Simply having Longoria back in the batting order has had a positive impact on the Rays. He rejoined the team just in time for its back-to-back sweeps of Toronto and Minnesota and has played an important role in its 11-2 run (including a pair of homers and a 5-for-16 showing at the plate in four games against the Angels).

They're 25-10 overall with him in the lineup this season, 42-44 without his services. Here's another indication of his value: With Longoria in the batting order, the Rays have averaged 5.17 runs per game, tied for third most in the majors with Texas and trailing only the Yankees (5.54) and Red Sox (5.29).

When he was on the DL for three months, they averaged only 3.86 runs per game, lowest in the AL and fifth lowest in the majors.

The club is hoping that Scott, given time to sharpen his offense during his recent rehab assignment with Class A Charlotte, will get back in the groove he displayed just prior to his second trip to the DL on July 23.

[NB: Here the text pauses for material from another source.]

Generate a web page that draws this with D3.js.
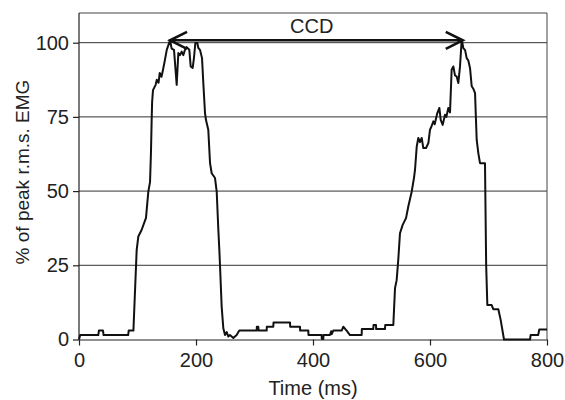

In 10 games prior to his injury, Scott was hitting .385 (15 for 39) with three homers and nine RBI. Overall, he has struggled offensively this season with a .225 batting average, though he led the team in RBIs with 45 prior to going on the DL a month ago.

Scott said he enjoyed watching his teammates win eight of 10 on the road but is looking forward to rejoining them.

"I watched and was there with them in spirit, praying for the guys," he said. "I'm just happy to see us finally get some success and start to realize our potential. It's been a long time, but it's coming at the right time."